Para la mayoría de las familias, la llegada de un hijo es un acontecimiento rodeado de misterio y emoción. Cuando los padres provienen de culturas y lugares geográficos distantes, a la dulce espera se le pueden sumar unas cuantas incógnitas adicionales: ¿resurgirán el ritmo sandunguero y la cabellera azabache del abuelo –colombiano, gallego, andaluz…–? ¿O se impondrán, por el contrario, las ondas rubias y los ojos azules del padre nórdico o el carácter cuadriculado de la abuela alemana? Pero en Holanda, el país de los hombres más altos del mundo, la altura es posiblemente uno de los elementos que más juego puede dar…

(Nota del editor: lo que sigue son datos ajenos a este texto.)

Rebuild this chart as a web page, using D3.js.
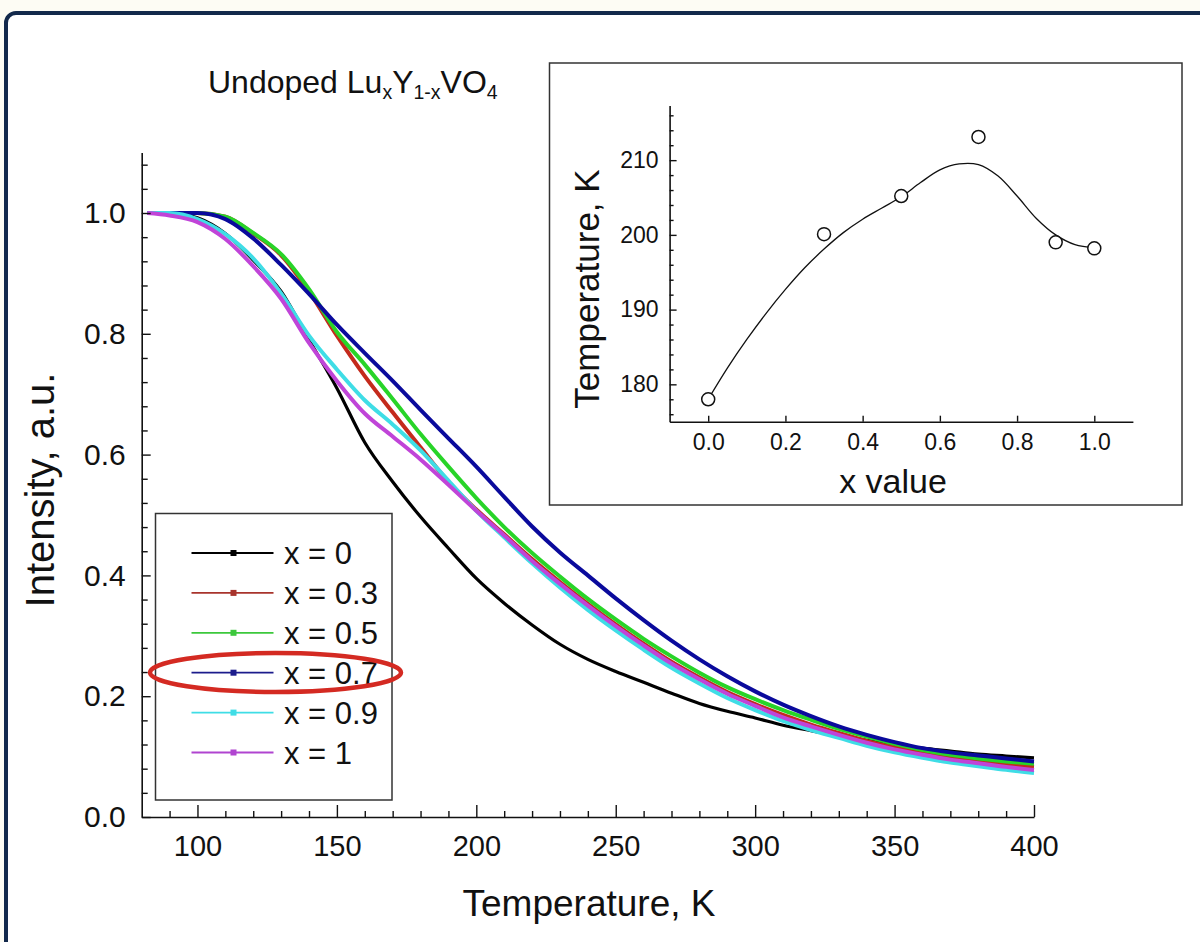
<!DOCTYPE html>
<html><head><meta charset="utf-8">
<script src="https://cdn.jsdelivr.net/npm/d3@7"></script>
<style>
body{margin:0;background:#fdfcf4;}
svg{display:block;}
text{font-family:"Liberation Sans",Arial,Helvetica,sans-serif;fill:#111;}
</style>
</head><body>
<svg id="c" width="1200" height="942"></svg>
<script>
// ---------------- data ----------------
const temps = [82,90,100,110,120,130,140,150,160,170,180,190,200,210,220,230,240,250,260,270,280,290,300,310,320,330,340,350,360,370,380,390,400];
const seriesLabels = ["x = 0","x = 0.3","x = 0.5","x = 0.7","x = 0.9","x = 1"];
const int_x0   = [1.0,1.0,0.992,0.966,0.922,0.87,0.79,0.71,0.62,0.555,0.497,0.445,0.395,0.354,0.318,0.286,0.261,0.241,0.223,0.205,0.188,0.175,0.164,0.152,0.143,0.135,0.127,0.12,0.114,0.109,0.104,0.101,0.098];
const int_x03  = [1.0,1.0,1.0,0.994,0.966,0.93,0.87,0.797,0.73,0.67,0.612,0.555,0.509,0.468,0.427,0.389,0.353,0.319,0.287,0.257,0.231,0.207,0.187,0.169,0.153,0.139,0.126,0.115,0.106,0.098,0.092,0.087,0.083];
const int_x05  = [1.0,1.0,1.0,0.994,0.967,0.932,0.874,0.803,0.749,0.692,0.634,0.58,0.528,0.48,0.437,0.398,0.361,0.327,0.295,0.266,0.239,0.215,0.195,0.177,0.161,0.146,0.133,0.121,0.111,0.103,0.097,0.092,0.088];
const int_x07  = [1.0,1.0,1.0,0.99,0.958,0.914,0.866,0.815,0.768,0.722,0.674,0.627,0.58,0.53,0.481,0.438,0.4,0.362,0.326,0.292,0.261,0.233,0.208,0.186,0.167,0.15,0.136,0.124,0.114,0.107,0.102,0.097,0.092];
const int_x09  = [1.0,1.0,0.99,0.965,0.925,0.867,0.797,0.741,0.69,0.65,0.607,0.557,0.507,0.463,0.42,0.38,0.343,0.309,0.277,0.247,0.221,0.197,0.177,0.159,0.144,0.131,0.118,0.107,0.098,0.09,0.084,0.078,0.073];
const int_x1   = [1.0,0.996,0.985,0.957,0.912,0.858,0.785,0.722,0.668,0.63,0.592,0.55,0.507,0.466,0.424,0.386,0.35,0.316,0.284,0.254,0.228,0.204,0.184,0.165,0.15,0.136,0.123,0.112,0.103,0.095,0.089,0.083,0.078];
const seriesColors = ["#000000","#c42a1c","#28d428","#0a0a9c","#3fdde6","#c044d8"];
const legendColors = ["#000000","#a8342c","#3cc83c","#1c1c8c","#3fdde6","#b044d0"];

const xTicks = [100,150,200,250,300,350,400];
const yTicks = [0.0,0.2,0.4,0.6,0.8,1.0];

// inset
const insetX = [0,0.3,0.5,0.7,0.9,1.0];
const insetT = [178.0,200.1,205.2,213.1,199.0,198.2];
const fitX = [0,0.05,0.1,0.15,0.2,0.25,0.3,0.35,0.4,0.45,0.5,0.55,0.6,0.65,0.7,0.75,0.8,0.85,0.9,0.95,1.0];
const fitT = [178.0,182.2,186.0,189.5,192.7,195.6,198.1,200.3,202.1,203.6,205.1,207.0,208.7,209.5,209.4,207.9,205.2,202.2,200.0,198.7,198.3];
const insetXTicks = [0.0,0.2,0.4,0.6,0.8,1.0];
const insetYTicks = [180,190,200,210];

// ---------------- drawing ----------------
const svg = d3.select("#c");
svg.append("rect").attr("x",6).attr("y",13).attr("width",1260).attr("height",1000)
  .attr("rx",10).attr("fill","#fff").attr("stroke","#13294b").attr("stroke-width",4);

const x = d3.scaleLinear().domain([80,400]).range([141.7,1034]);
const y = d3.scaleLinear().domain([0,1.1]).range([817,152.6]);

const series = [int_x0,int_x03,int_x05,int_x07,int_x09,int_x1];

const lg = svg.append("g");
lg.append("rect").attr("x",155.5).attr("y",513.5).attr("width",236.5).attr("height",286.5)
  .attr("fill","#fff").attr("stroke","#333").attr("stroke-width",1.5);

// curves
const line = d3.line().x((d,i)=>x(temps[i])).y(d=>y(d)).curve(d3.curveMonotoneX);
series.forEach((s,k)=>{
  svg.append("path").datum(s).attr("d",line).attr("fill","none")
    .attr("stroke",seriesColors[k]).attr("stroke-width",k===0?3.2:4)
    .attr("stroke-linejoin","round");
});

// main axes
function styleAxis(g){
  g.selectAll("path.domain").attr("stroke","#111").attr("stroke-width",1.6);
  g.selectAll("line").attr("stroke","#111").attr("stroke-width",1.4);
}
const gx = svg.append("g").attr("transform","translate(0,817)")
  .call(d3.axisBottom(x).tickValues(xTicks).tickSizeInner(-12).tickSizeOuter(0).tickPadding(18).tickFormat(d3.format("d")));
gx.selectAll("text").attr("font-size",29).attr("fill","#111");
styleAxis(gx);
const gxm = svg.append("g").attr("transform","translate(0,817)")
  .call(d3.axisBottom(x).tickValues(d3.range(90,400,10).filter(v=>v%50!==0)).tickSizeInner(-6).tickSizeOuter(0).tickFormat(""));
styleAxis(gxm); gxm.select("path.domain").remove();

const gy = svg.append("g").attr("transform","translate(141.7,0)")
  .call(d3.axisLeft(y).tickValues(yTicks).tickSizeInner(-9).tickSizeOuter(0).tickPadding(16).tickFormat(d3.format(".1f")));
gy.selectAll("text").attr("font-size",30).attr("fill","#111");
styleAxis(gy);
const gym = svg.append("g").attr("transform","translate(141.7,0)")
  .call(d3.axisLeft(y).tickValues(d3.range(0.04,1.1,0.04).filter(v=>Math.abs(v/0.2-Math.round(v/0.2))>0.01)).tickSizeInner(-6).tickSizeOuter(0).tickFormat(""));
styleAxis(gym); gym.select("path.domain").remove();

svg.append("text").attr("x",589).attr("y",916).attr("text-anchor","middle")
  .attr("font-size",37).text("Temperature, K");
svg.append("text").attr("transform","translate(54,490) rotate(-90)").attr("text-anchor","middle")
  .attr("font-size",40).text("Intensity, a.u.");

// title
const tt = svg.append("text").attr("x",208).attr("y",93).attr("font-size",32);
tt.append("tspan").text("Undoped Lu");
tt.append("tspan").attr("font-size",19.5).attr("dy",6).text("x");
tt.append("tspan").attr("dy",-6).text("Y");
tt.append("tspan").attr("font-size",19.5).attr("dy",6).text("1-x");
tt.append("tspan").attr("dy",-6).text("VO");
tt.append("tspan").attr("font-size",19.5).attr("dy",6).text("4");

// legend entries
const rowY = d3.scaleLinear().domain([0,5]).range([553,752.5]);
seriesLabels.forEach((lab,k)=>{
  const yy = rowY(k);
  lg.append("line").attr("x1",191.5).attr("x2",273.5).attr("y1",yy).attr("y2",yy)
    .attr("stroke",legendColors[k]).attr("stroke-width",1.8);
  lg.append("rect").attr("x",230.5).attr("y",yy-3).attr("width",6).attr("height",6).attr("fill",legendColors[k]);
  lg.append("text").attr("x",284).attr("y",yy+11).attr("font-size",31).text(lab);
});
svg.append("ellipse").attr("cx",275.5).attr("cy",672.5).attr("rx",125.5).attr("ry",19.5)
  .attr("fill","none").attr("stroke","#d42a22").attr("stroke-width",4.5);

// ---------------- inset ----------------
svg.append("rect").attr("x",549.5).attr("y",63).attr("width",632.5).attr("height",442)
  .attr("fill","#fff").attr("stroke","#333").attr("stroke-width",1.5);
const ix = d3.scaleLinear().domain([-0.1,1.1]).range([669.6,1132.9]);
const iy = d3.scaleLinear().domain([175,217.3]).range([421.7,105.6]);

const gix = svg.append("g").attr("transform","translate(0,421.7)")
  .call(d3.axisBottom(ix).tickValues(insetXTicks).tickSizeInner(-6).tickSizeOuter(0).tickPadding(12).tickFormat(d3.format(".1f")));
gix.selectAll("text").attr("font-size",23).attr("fill","#222");
styleAxis(gix);
const giy = svg.append("g").attr("transform","translate(669.6,0)")
  .call(d3.axisLeft(iy).tickValues(insetYTicks).tickSizeInner(-7).tickSizeOuter(0).tickPadding(11).tickFormat(d3.format("d")));
giy.selectAll("text").attr("font-size",23).attr("fill","#222");
styleAxis(giy);
const giym = svg.append("g").attr("transform","translate(669.6,0)")
  .call(d3.axisLeft(iy).tickValues(d3.range(176,217.3,2).filter(v=>v%10!==0)).tickSizeInner(-4).tickSizeOuter(0).tickFormat(""));
styleAxis(giym); giym.select("path.domain").remove();

const fitLine = d3.line().x((d,i)=>ix(fitX[i])).y(d=>iy(d)).curve(d3.curveCatmullRom.alpha(0.5));
svg.append("path").datum(fitT).attr("d",fitLine).attr("fill","none").attr("stroke","#111").attr("stroke-width",1.3);
svg.selectAll("circle.pt").data(insetT).enter().append("circle").attr("class","pt")
  .attr("cx",(d,i)=>ix(insetX[i])).attr("cy",d=>iy(d)).attr("r",6.5)
  .attr("fill","#fff").attr("stroke","#111").attr("stroke-width",1.5);

svg.append("text").attr("x",893).attr("y",493).attr("text-anchor","middle").attr("font-size",34).text("x value");
svg.append("text").attr("transform","translate(599,289) rotate(-90)").attr("text-anchor","middle")
  .attr("font-size",35).text("Temperature, K");
</script>
</body></html>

Hace unos días, estaba en una cafetería de La Haya, cuando la conversación de la mesa de al lado me transportó al patio del colegio, al que asistieron mis hijos durante sus primeros años en Holanda. Las tertulianas, un grupo de madres de procedencia diversa, pasaban revista a sus árboles genealógicos –remontándose hasta los abuelos italianos de unas, y los naturales de lugares más cercanos de las holandesas–, sin olvidarse del de sus parejas, padres de los retoños que acababan de dejar en una escuela de primaria cercana. En un momento dado la conversación evolucionó de manera natural hacia los reyes de la casa. Entre risas y capuccinos, las mamás pasaron revista a la altura de su prole, hasta llegar a la inevitable comparación con la del resto de los niños de la clase. De la mayoría de los comentarios se desprendía el deseo subyacente de que sus criaturas fueran altas el día de mañana; y coincidían en que los holandeses de pura cepa tenían las de ganar en esta particular lotería.

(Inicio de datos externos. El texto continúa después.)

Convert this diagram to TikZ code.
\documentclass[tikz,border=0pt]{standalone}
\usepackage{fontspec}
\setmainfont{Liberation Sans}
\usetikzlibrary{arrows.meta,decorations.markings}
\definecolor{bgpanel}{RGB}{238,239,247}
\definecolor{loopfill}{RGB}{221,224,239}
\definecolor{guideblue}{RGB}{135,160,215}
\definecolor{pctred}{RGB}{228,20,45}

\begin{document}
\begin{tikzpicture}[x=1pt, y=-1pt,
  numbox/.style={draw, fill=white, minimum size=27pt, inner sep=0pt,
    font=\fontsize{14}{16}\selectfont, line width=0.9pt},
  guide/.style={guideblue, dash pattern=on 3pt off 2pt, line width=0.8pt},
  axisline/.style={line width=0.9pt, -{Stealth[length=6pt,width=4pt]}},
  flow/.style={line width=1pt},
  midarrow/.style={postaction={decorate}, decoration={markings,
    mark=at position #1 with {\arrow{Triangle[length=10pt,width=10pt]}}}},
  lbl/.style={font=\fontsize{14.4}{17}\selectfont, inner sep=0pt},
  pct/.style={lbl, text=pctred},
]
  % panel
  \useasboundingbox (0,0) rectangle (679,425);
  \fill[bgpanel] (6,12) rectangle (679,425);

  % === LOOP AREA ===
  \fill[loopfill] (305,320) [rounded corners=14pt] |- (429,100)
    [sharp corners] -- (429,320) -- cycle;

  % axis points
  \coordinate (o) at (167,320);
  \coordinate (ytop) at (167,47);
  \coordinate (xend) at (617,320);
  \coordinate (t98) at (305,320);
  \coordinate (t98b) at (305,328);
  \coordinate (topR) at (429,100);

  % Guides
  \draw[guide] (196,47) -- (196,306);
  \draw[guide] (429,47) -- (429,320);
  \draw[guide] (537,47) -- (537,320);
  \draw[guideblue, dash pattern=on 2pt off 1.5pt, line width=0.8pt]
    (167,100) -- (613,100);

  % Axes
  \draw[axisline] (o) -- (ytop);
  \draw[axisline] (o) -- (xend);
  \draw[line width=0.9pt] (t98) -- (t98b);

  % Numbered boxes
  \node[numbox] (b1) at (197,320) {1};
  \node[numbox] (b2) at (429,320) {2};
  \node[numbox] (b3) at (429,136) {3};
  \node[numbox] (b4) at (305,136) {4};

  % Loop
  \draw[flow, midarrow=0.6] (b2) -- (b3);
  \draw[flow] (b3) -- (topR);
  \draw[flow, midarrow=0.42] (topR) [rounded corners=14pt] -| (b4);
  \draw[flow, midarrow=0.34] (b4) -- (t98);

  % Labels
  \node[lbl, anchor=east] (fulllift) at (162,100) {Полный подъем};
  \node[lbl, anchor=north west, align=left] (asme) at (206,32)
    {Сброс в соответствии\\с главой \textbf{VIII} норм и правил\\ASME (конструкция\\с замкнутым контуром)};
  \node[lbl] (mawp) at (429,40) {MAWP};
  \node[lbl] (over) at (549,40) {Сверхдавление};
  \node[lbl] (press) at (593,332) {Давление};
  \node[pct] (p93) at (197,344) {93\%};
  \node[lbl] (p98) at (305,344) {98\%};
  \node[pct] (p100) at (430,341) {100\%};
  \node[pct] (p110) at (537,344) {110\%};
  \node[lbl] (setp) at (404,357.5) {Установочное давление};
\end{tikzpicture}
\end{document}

Como madre de un estudiante hispano holandés, que durante gran parte de su vida escolar fue el más pequeño de su clase, estuve tentada de añadir mi granito de arena. Al fin y al cabo, la cercanía de su mesa y el volumen de sus voces me habían hecho partícipe involuntaria de la conversación. Me contenté con rememorar mi reciente viaje a España, donde mi hijo está haciendo unas prácticas relacionadas con sus estudios. Durante nuestra visita, su padre y yo tuvimos la oportunidad de verlo en acción e incluso hablar con sus jefes y compañeros de trabajo. También nos pusimos en sus manos para descubrir los encantos de la ciudad donde transcurre esta experiencia. Cuando nos despedimos de él, al cabo de unos días, aunque medía lo mismo que hace dos meses –algo por debajo de la media holandesa–, nos pareció altísimo.

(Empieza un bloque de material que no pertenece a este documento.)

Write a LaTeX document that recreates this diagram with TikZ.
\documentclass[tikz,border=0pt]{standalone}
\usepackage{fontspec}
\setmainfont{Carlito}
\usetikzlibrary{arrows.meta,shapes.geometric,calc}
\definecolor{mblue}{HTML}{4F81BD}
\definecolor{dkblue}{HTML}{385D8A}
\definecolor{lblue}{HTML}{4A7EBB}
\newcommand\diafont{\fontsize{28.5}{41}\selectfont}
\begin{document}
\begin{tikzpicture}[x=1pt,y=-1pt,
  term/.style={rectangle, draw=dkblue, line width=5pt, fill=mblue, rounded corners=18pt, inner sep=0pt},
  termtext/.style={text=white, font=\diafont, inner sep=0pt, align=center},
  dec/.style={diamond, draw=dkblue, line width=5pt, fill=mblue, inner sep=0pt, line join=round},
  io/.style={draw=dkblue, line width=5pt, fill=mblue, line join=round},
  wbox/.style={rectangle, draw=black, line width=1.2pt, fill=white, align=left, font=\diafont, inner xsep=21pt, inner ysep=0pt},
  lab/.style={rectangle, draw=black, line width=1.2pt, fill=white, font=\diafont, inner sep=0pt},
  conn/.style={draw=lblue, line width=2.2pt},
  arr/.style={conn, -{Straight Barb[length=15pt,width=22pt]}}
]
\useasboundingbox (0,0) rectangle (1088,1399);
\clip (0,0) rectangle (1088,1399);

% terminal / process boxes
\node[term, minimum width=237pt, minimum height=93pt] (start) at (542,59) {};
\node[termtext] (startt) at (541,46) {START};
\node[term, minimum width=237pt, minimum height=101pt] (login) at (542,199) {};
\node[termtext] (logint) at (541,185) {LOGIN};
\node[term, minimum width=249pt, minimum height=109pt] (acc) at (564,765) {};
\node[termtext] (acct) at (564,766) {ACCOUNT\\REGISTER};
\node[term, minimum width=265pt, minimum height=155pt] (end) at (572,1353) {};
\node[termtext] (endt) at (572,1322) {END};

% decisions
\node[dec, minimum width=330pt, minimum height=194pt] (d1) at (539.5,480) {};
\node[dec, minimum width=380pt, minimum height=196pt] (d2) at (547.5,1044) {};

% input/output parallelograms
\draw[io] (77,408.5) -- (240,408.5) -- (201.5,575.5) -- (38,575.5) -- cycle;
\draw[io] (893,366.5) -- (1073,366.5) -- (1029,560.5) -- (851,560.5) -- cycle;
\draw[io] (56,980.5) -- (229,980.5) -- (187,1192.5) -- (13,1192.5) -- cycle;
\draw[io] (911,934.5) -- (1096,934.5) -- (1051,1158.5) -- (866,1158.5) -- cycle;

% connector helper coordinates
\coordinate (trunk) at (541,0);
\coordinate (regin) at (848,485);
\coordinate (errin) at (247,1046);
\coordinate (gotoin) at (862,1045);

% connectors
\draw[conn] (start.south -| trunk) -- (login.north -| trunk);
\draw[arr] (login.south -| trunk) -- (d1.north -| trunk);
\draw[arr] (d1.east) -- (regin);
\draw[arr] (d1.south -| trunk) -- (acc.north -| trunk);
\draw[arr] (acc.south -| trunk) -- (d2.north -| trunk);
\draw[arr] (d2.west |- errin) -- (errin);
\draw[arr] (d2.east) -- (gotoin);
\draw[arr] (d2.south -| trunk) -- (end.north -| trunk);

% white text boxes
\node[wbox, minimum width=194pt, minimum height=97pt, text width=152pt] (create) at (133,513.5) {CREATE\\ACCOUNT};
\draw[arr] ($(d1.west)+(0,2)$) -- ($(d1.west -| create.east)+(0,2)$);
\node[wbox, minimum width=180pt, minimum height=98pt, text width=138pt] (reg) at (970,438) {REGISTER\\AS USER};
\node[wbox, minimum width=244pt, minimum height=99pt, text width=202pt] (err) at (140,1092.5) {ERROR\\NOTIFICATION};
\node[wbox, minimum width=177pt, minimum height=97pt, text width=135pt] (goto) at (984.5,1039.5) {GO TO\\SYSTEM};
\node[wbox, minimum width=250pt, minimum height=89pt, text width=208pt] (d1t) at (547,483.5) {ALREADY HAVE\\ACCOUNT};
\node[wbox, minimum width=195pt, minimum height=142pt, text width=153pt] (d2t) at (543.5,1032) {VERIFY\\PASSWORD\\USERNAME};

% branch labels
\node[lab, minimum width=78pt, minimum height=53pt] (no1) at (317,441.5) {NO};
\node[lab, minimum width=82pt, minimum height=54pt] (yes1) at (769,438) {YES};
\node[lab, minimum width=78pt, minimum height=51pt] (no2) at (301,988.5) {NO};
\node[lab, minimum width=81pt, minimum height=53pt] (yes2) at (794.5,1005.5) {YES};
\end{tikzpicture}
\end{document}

También me vino a la mente una memorable fiesta en los alrededores de Utrecht, hace muchos años. El anfitrión medía dos metros y su mujer tan sólo cinco centímetros menos. Sus hijos, que entonces tenían dos y cuatro años, miraban por encima del hombro a los míos, pese a tener edades similares. Esta pareja holandesa se acababan de comprar un sofá que les había costado un ojo de la cara. Cuando mi familia se sentó en él, mis hijos no fueron los únicos a los que no les llegaban los pies al suelo…Había más de un objeto sobredimensionado en aquella casa. Mientras nos daban el gran tour, entre las evidentes muestras de orgullo, a menudo se colaba algún comentario quejoso sobre el precio de las reformas y demás muebles a medida. Por no hablar de las dificultades para encontrar ropa de su gusto o lo incómodo que les resultaba tratar de meterse en la clase turista de un avión.
Salí de aquella casa tan «chula», completamente curada del absurdo complejo de bajita que me había asaltado en la adolescencia. Y en cuanto a los «niños»…, nunca estarán entre los más altos de Holanda, pero, como a cualquier madre, no puedo evitar que se me caiga la baba con ellos: tanto cuando los veo marcarse unos pasos de salsa, como cuando andan en la bicicleta cargados como mulas, sin que se les mueva un pelo del flequillo.